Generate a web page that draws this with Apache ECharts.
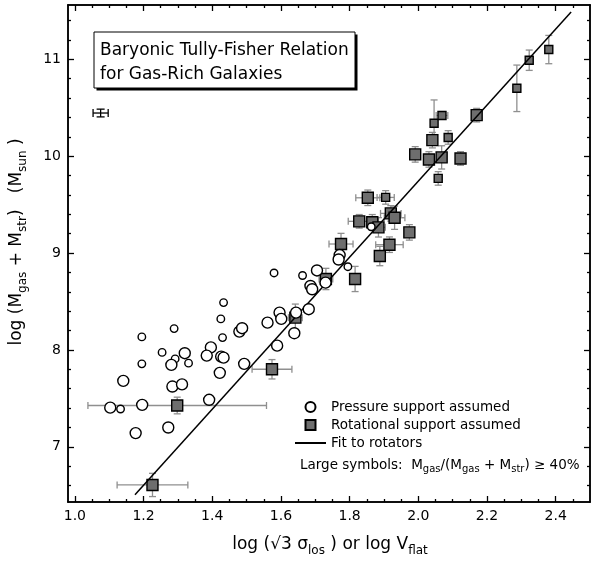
<!DOCTYPE html>
<html><head><meta charset="utf-8">
<script src="https://cdn.jsdelivr.net/npm/echarts@6/dist/echarts.min.js"></script>
<style>html,body{margin:0;padding:0;background:#fff}#c{width:595px;height:570px}</style>
</head><body><div id="c"></div>
<script>
// ---- tick values ----
const xMajorTicks = [1.0, 1.2, 1.4, 1.6, 1.8, 2.0, 2.2, 2.4];
const xMinorTicks = [1.05, 1.1, 1.15, 1.25, 1.3, 1.35, 1.45, 1.5, 1.55, 1.65, 1.7, 1.75, 1.85, 1.9, 1.95, 2.05, 2.1, 2.15, 2.25, 2.3, 2.35, 2.45];
const yMajorTicks = [7, 8, 9, 10, 11];
const yMinorTicks = [6.6, 6.8, 7.2, 7.4, 7.6, 7.8, 8.2, 8.4, 8.6, 8.8, 9.2, 9.4, 9.6, 9.8, 10.2, 10.4, 10.6, 10.8, 11.2, 11.4];

// ---- pressure-supported galaxies (open circles) ----
const circX = [1.433,1.425,1.289,1.479,1.487,1.195,1.430,1.254,1.320,1.396,1.384,1.426,1.433,1.292,1.281,1.331,1.195,1.493,1.141,1.422,1.284,1.312,1.391,1.103,1.133,1.196,1.177,1.272,1.589,1.580,1.663,1.705,1.771,1.768,1.795,1.686,1.691,1.730,1.596,1.601,1.561,1.644,1.681,1.639,1.863];
const circY = [8.488,8.320,8.220,8.189,8.224,8.134,8.127,7.974,7.966,8.026,7.941,7.931,7.920,7.907,7.845,7.863,7.856,7.856,7.680,7.763,7.622,7.644,7.485,7.404,7.390,7.433,7.141,7.199,8.044,8.794,8.768,8.820,8.979,8.933,8.859,8.660,8.626,8.694,8.385,8.320,8.281,8.385,8.420,8.172,9.271];
const circBig = [0,0,0,1,1,0,0,0,1,1,1,1,1,0,1,0,0,1,1,1,1,1,1,1,0,1,1,1,1,0,0,1,1,1,0,1,1,1,1,1,1,1,1,1,0];

// ---- rotation-supported galaxies (grey squares) ----
const sqX = [1.226,1.298,1.574,1.642,1.731,1.816,1.775,1.888,1.916,1.974,1.828,1.866,1.884,1.920,1.931,1.853,1.905,1.991,2.031,2.068,2.123,2.058,2.041,2.046,2.069,2.087,2.170,2.287,2.323,2.380];
const sqY = [6.606,7.426,7.800,8.333,8.732,8.732,9.093,8.969,9.086,9.213,9.327,9.317,9.265,9.409,9.364,9.570,9.574,10.018,9.966,9.987,9.976,9.770,10.165,10.340,10.420,10.193,10.423,10.700,10.990,11.100];
const sqXErr = [0.103,0.26,0.058,0.02,0.02,0,0.035,0,0.04,0,0.032,0,0.02,0.03,0.03,0.035,0.025,0,0,0,0,0,0,0,0.017,0,0,0,0,0];
const sqYErrLo = [0.12,0.086,0.10,0.14,0.11,0.13,0.11,0.10,0.08,0.08,0.07,0.08,0.10,0.08,0.12,0.08,0.07,0.08,0.08,0.12,0.07,0.07,0.08,0.14,0.04,0.07,0.07,0.24,0.105,0.146];
const sqYErrHi = [0.12,0.086,0.10,0.14,0.11,0.13,0.11,0.10,0.08,0.08,0.07,0.08,0.10,0.08,0.12,0.08,0.07,0.08,0.08,0.12,0.07,0.07,0.08,0.24,0.04,0.07,0.07,0.24,0.105,0.146];
const sqBig = [1,1,1,1,1,1,1,1,1,1,1,1,1,1,1,1,0,1,1,1,1,0,1,0,0,0,1,0,0,0];

// ---- fit to rotators (end points) ----
const fitX = [1.175, 2.445];
const fitY = [6.505, 11.488];

// ---- representative error bar ----
const refX = [1.075];
const refY = [10.445];
const refXErr = [0.022];
const refYErr = [0.04];

const FONT = 'DejaVu Sans';
const X_MIN = 0.98, X_MAX = 2.5, Y_MIN = 6.43, Y_MAX = 11.56;

function errRender(color, cap) {
  return function (params, api) {
    const x = api.value(0), y = api.value(1);
    const xl = api.value(2), xh = api.value(3), yl = api.value(4), yh = api.value(5);
    const st = { stroke: color, lineWidth: 1.3, fill: null };
    const ch = [];
    if (xh > xl) {
      const a = api.coord([xl, y]), b = api.coord([xh, y]);
      ch.push({ type: 'line', shape: { x1: a[0], y1: a[1], x2: b[0], y2: b[1] }, style: st });
      ch.push({ type: 'line', shape: { x1: a[0], y1: a[1] - cap, x2: a[0], y2: a[1] + cap }, style: st });
      ch.push({ type: 'line', shape: { x1: b[0], y1: b[1] - cap, x2: b[0], y2: b[1] + cap }, style: st });
    }
    if (yh > yl) {
      const a = api.coord([x, yl]), b = api.coord([x, yh]);
      ch.push({ type: 'line', shape: { x1: a[0], y1: a[1], x2: b[0], y2: b[1] }, style: st });
      ch.push({ type: 'line', shape: { x1: a[0] - cap, y1: a[1], x2: a[0] + cap, y2: a[1] }, style: st });
      ch.push({ type: 'line', shape: { x1: b[0] - cap, y1: b[1], x2: b[0] + cap, y2: b[1] }, style: st });
    }
    return { type: 'group', children: ch };
  };
}

const sqErrData = sqX.map((x, i) => [x, sqY[i], x - sqXErr[i], x + sqXErr[i], sqY[i] - sqYErrLo[i], sqY[i] + sqYErrHi[i]]);
const refErrData = refX.map((x, i) => [x, refY[i], x - refXErr[i], x + refXErr[i], refY[i] - refYErr[i], refY[i] + refYErr[i]]);

function xAx(pos, ticks, len, showLabel) {
  return {
    type: 'value', min: X_MIN, max: X_MAX, position: pos,
    axisLine: { show: true, onZero: false, lineStyle: { color: '#000', width: 1.5 } },
    axisTick: { show: true, inside: true, length: len, customValues: ticks, lineStyle: { color: '#000', width: 1.3 } },
    axisLabel: showLabel ? { show: true, customValues: ticks, formatter: v => v.toFixed(1), margin: 7, fontSize: 14, color: '#000', fontFamily: FONT } : { show: false },
    splitLine: { show: false }
  };
}
function yAx(pos, ticks, len, showLabel) {
  return {
    type: 'value', min: Y_MIN, max: Y_MAX, position: pos,
    axisLine: { show: true, onZero: false, lineStyle: { color: '#000', width: 1.5 } },
    axisTick: { show: true, inside: true, length: len, customValues: ticks, lineStyle: { color: '#000', width: 1.3 } },
    axisLabel: showLabel ? { show: true, customValues: ticks, formatter: v => String(v), margin: 7, fontSize: 14, color: '#000', fontFamily: FONT } : { show: false },
    splitLine: { show: false }
  };
}

const subRich = {
  n: { fontSize: 17, fontFamily: FONT, color: '#000', lineHeight: 23 },
  s: { fontSize: 12, fontFamily: FONT, color: '#000', lineHeight: 13, verticalAlign: 'bottom' }
};
const legRich = {
  n: { fontSize: 13.5, fontFamily: FONT, color: '#000', lineHeight: 19 },
  s: { fontSize: 10, fontFamily: FONT, color: '#000', lineHeight: 11, verticalAlign: 'bottom' }
};

const chart = echarts.init(document.getElementById('c'), null, { renderer: 'canvas' });
chart.setOption({
  animation: false,
  backgroundColor: '#fff',
  grid: { left: 68, right: 5, top: 5, bottom: 68, containLabel: false },
  xAxis: [xAx('bottom', xMajorTicks, 6, true), xAx('bottom', xMinorTicks, 3, false), xAx('top', xMajorTicks, 6, false), xAx('top', xMinorTicks, 3, false)],
  yAxis: [yAx('left', yMajorTicks, 6, true), yAx('left', yMinorTicks, 3, false), yAx('right', yMajorTicks, 6, false), yAx('right', yMinorTicks, 3, false)],
  legend: {
    orient: 'vertical', left: 294, top: 400, padding: 0, itemWidth: 31, itemHeight: 10, itemGap: 4,
    selectedMode: false,
    textStyle: { fontSize: 13.5, fontFamily: FONT, color: '#000' },
    data: [
      { name: 'Pressure support assumed' },
      { name: 'Rotational support assumed', icon: 'path://M0,0L10,0L10,10L0,10Z' },
      { name: 'Fit to rotators', itemStyle: { color: 'rgba(0,0,0,0)', borderColor: 'rgba(0,0,0,0)', opacity: 0 } }
    ]
  },
  series: [
    { type: 'custom', name: 'sqerr', renderItem: errRender('#8f8f8f', 3.5), data: sqErrData, encode: { x: 0, y: 1 }, z: 1, silent: true, clip: false },
    { type: 'custom', name: 'referr', renderItem: errRender('#000', 4), data: refErrData, encode: { x: 0, y: 1 }, z: 1, silent: true, clip: false },
    {
      name: 'Rotational support assumed', type: 'scatter', z: 2,
      data: sqX.map((x, i) => [x, sqY[i]]),
      symbol: 'rect',
      symbolSize: (v, p) => sqBig[p.dataIndex] ? 11 : 8,
      itemStyle: { color: '#6e6e6e', borderColor: '#000', borderWidth: 1.4, opacity: 1 }
    },
    {
      name: 'Fit to rotators', type: 'line', z: 3,
      data: fitX.map((x, i) => [x, fitY[i]]),
      symbol: 'none', lineStyle: { color: '#000', width: 1.5 }, itemStyle: { color: '#000' }
    },
    {
      name: 'Pressure support assumed', type: 'scatter', z: 4,
      data: circX.map((x, i) => [x, circY[i]]),
      symbol: 'circle',
      symbolSize: (v, p) => circBig[p.dataIndex] ? 11 : 7.5,
      itemStyle: { color: '#fff', borderColor: '#000', borderWidth: 1.4, opacity: 1 }
    }
  ],
  graphic: [
    { type: 'rect', shape: { x: 96.5, y: 34.5, width: 261, height: 56 }, style: { fill: '#000' }, z: 10 },
    { type: 'rect', shape: { x: 94, y: 32, width: 261, height: 56 }, style: { fill: '#fff', stroke: '#000', lineWidth: 1 }, z: 11 },
    { type: 'text', x: 100, y: 51, style: { text: 'Baryonic Tully-Fisher Relation', fontSize: 17, fontFamily: FONT, fill: '#000', verticalAlign: 'middle' }, z: 12 },
    { type: 'text', x: 100, y: 75, style: { text: 'for Gas-Rich Galaxies', fontSize: 17, fontFamily: FONT, fill: '#000', verticalAlign: 'middle' }, z: 12 },
    { type: 'text', x: 300, y: 465, style: { text: '{n|Large symbols:  M}{s|gas}{n|/(M}{s|gas}{n| + M}{s|str}{n|) ≥ 40%}', rich: legRich, verticalAlign: 'middle' }, z: 12 },
    { type: 'text', x: 330, y: 545, style: { text: '{n|log (√3 σ}{s|los}{n| ) or log V}{s|flat}', rich: subRich, align: 'center', verticalAlign: 'middle' }, z: 12 },
    { type: 'text', x: 17, y: 242, rotation: Math.PI / 2, style: { text: '{n|log (M}{s|gas}{n| + M}{s|str}{n|)   (M}{s|sun}{n| )}', rich: subRich, align: 'center', verticalAlign: 'middle' }, z: 12 }
  ]
});
</script>
</body></html>
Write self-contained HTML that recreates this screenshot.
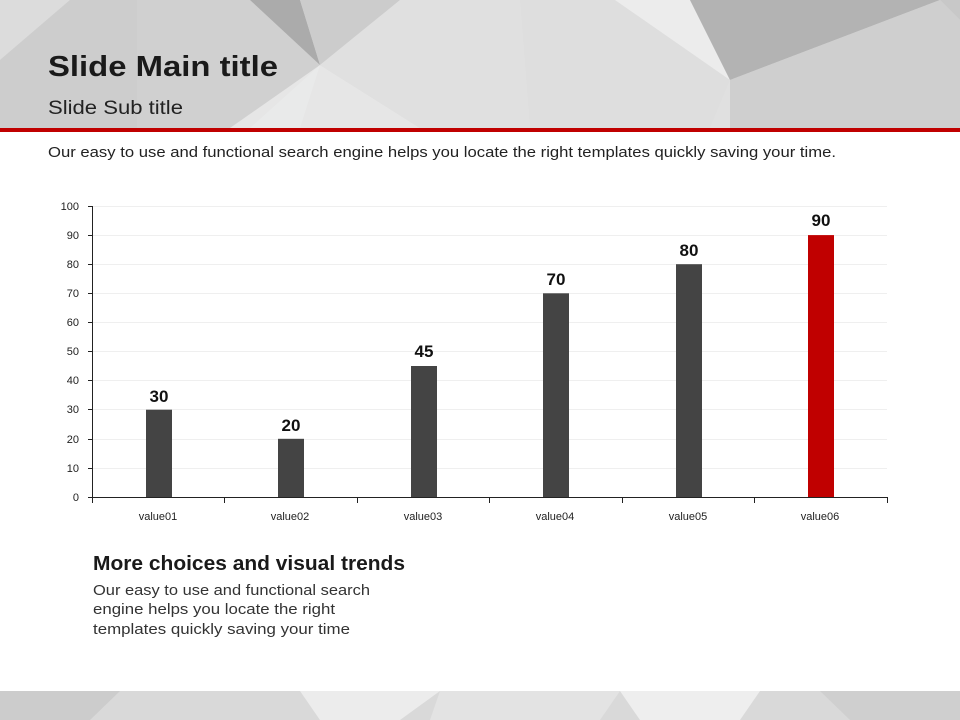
<!DOCTYPE html>
<html><head><meta charset="utf-8"><style>
body{margin:0;width:960px;height:720px;overflow:hidden;background:#fff;font-family:"Liberation Sans",sans-serif}
</style></head><body>
<svg width="960" height="720" xmlns="http://www.w3.org/2000/svg" style="position:absolute;left:0;top:0">
<rect x="0" y="0" width="960" height="128" fill="#d6d6d6"/>
<polygon points="0,0 70,0 0,60" fill="#dcdcdc"/>
<polygon points="70,0 137,0 137,128 0,128 0,60" fill="#cdcdcd"/>
<polygon points="137,0 250,0 320,65 300,128 137,128" fill="#d0d0d0"/>
<polygon points="250,0 300,0 320,65" fill="#ababab"/>
<polygon points="300,0 400,0 320,65" fill="#cccccc"/>
<polygon points="320,65 230,128 420,128" fill="#e6e6e6"/>
<polygon points="320,65 300,128 250,128" fill="#e9eaea"/>
<polygon points="400,0 620,0 730,80 730,128 420,128 320,65" fill="#e0e0e0"/>
<polygon points="520,0 615,0 730,80 710,128 530,128" fill="#dedede"/>
<polygon points="615,0 690,0 730,80" fill="#ececec"/>
<polygon points="690,0 940,0 730,80" fill="#b3b3b3"/>
<polygon points="940,0 960,0 960,20" fill="#c8c8c8"/>
<polygon points="730,80 940,0 960,20 960,128 730,128" fill="#cfcfcf"/>
<rect x="0" y="128" width="960" height="4" fill="#c00000"/>
<rect x="0" y="691" width="960" height="29" fill="#d9d9d9"/>
<polygon points="300,691 440,691 400,720 320,720" fill="#ececec"/>
<polygon points="440,691 620,691 600,720 430,720" fill="#e3e3e3"/>
<polygon points="620,691 760,691 740,720 640,720" fill="#eeeeee"/>
<polygon points="0,691 120,691 90,720 0,720" fill="#cccccc"/>
<polygon points="820,691 960,691 960,720 850,720" fill="#cfcfcf"/>
<text x="48" y="76" font-size="29" font-weight="bold" fill="#1a1a1a" textLength="230" lengthAdjust="spacingAndGlyphs">Slide Main title</text>
<text x="48" y="114" font-size="19" fill="#222" textLength="135" lengthAdjust="spacingAndGlyphs">Slide Sub title</text>
<text x="48" y="157" font-size="15" fill="#222" textLength="788" lengthAdjust="spacingAndGlyphs">Our easy to use and functional search engine helps you locate the right templates quickly saving your time.</text>
<g stroke="#efefef" stroke-width="1">
<line x1="92" x2="887" y1="206.5" y2="206.5"/><line x1="92" x2="887" y1="235.5" y2="235.5"/>
<line x1="92" x2="887" y1="264.5" y2="264.5"/><line x1="92" x2="887" y1="293.5" y2="293.5"/>
<line x1="92" x2="887" y1="322.5" y2="322.5"/><line x1="92" x2="887" y1="351.5" y2="351.5"/>
<line x1="92" x2="887" y1="380.5" y2="380.5"/><line x1="92" x2="887" y1="409.5" y2="409.5"/>
<line x1="92" x2="887" y1="439.5" y2="439.5"/><line x1="92" x2="887" y1="468.5" y2="468.5"/>
</g>
<g fill="#444">
<rect x="146" y="409.7" width="26" height="87.3"/>
<rect x="278" y="438.8" width="26" height="58.2"/>
<rect x="411" y="366" width="26" height="131"/>
<rect x="543" y="293.3" width="26" height="203.7"/>
<rect x="676" y="264.2" width="26" height="232.8"/>
<rect x="808" y="235.1" width="26" height="261.9" fill="#c00000"/>
</g>
<g stroke="#222" stroke-width="1">
<line x1="92.5" y1="206" x2="92.5" y2="503"/>
<line x1="88" y1="497.5" x2="887" y2="497.5"/>
<line x1="224.5" y1="497" x2="224.5" y2="503"/><line x1="357.5" y1="497" x2="357.5" y2="503"/>
<line x1="489.5" y1="497" x2="489.5" y2="503"/><line x1="622.5" y1="497" x2="622.5" y2="503"/>
<line x1="754.5" y1="497" x2="754.5" y2="503"/><line x1="887.5" y1="497" x2="887.5" y2="503"/>
<line x1="88" x2="92" y1="206.5" y2="206.5"/><line x1="88" x2="92" y1="235.5" y2="235.5"/>
<line x1="88" x2="92" y1="264.5" y2="264.5"/><line x1="88" x2="92" y1="293.5" y2="293.5"/>
<line x1="88" x2="92" y1="322.5" y2="322.5"/><line x1="88" x2="92" y1="351.5" y2="351.5"/>
<line x1="88" x2="92" y1="380.5" y2="380.5"/><line x1="88" x2="92" y1="409.5" y2="409.5"/>
<line x1="88" x2="92" y1="439.5" y2="439.5"/><line x1="88" x2="92" y1="468.5" y2="468.5"/>
</g>
<g font-size="11" fill="#222" text-anchor="end">
<text x="79" y="210">100</text><text x="79" y="239">90</text><text x="79" y="268">80</text>
<text x="79" y="297">70</text><text x="79" y="326">60</text><text x="79" y="355">50</text>
<text x="79" y="384">40</text><text x="79" y="413">30</text><text x="79" y="443">20</text>
<text x="79" y="472">10</text><text x="79" y="501">0</text>
</g>
<g font-size="11" fill="#222" text-anchor="middle">
<text x="158" y="520">value01</text><text x="290" y="520">value02</text><text x="423" y="520">value03</text>
<text x="555" y="520">value04</text><text x="688" y="520">value05</text><text x="820" y="520">value06</text>
</g>
<g font-size="17" font-weight="bold" fill="#111" text-anchor="middle">
<text x="159" y="402">30</text><text x="291" y="431">20</text><text x="424" y="357">45</text>
<text x="556" y="285">70</text><text x="689" y="256">80</text><text x="821" y="226">90</text>
</g>
<text x="93" y="570" font-size="20" font-weight="bold" fill="#1a1a1a" textLength="312" lengthAdjust="spacingAndGlyphs">More choices and visual trends</text>
<g font-size="15" fill="#333">
<text x="93" y="595" textLength="277" lengthAdjust="spacingAndGlyphs">Our easy to use and functional search</text>
<text x="93" y="614" textLength="242" lengthAdjust="spacingAndGlyphs">engine helps you locate the right</text>
<text x="93" y="634" textLength="257" lengthAdjust="spacingAndGlyphs">templates quickly saving your time</text>
</g>
</svg>
</body></html>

++++

#### [REQUIREMENT]
Locate each line with the word "this" and copy it.

#### [PROBLEM SOLUTION]
Generate a web page that draws this with Apache ECharts.
Write self-contained HTML that recreates this screenshot.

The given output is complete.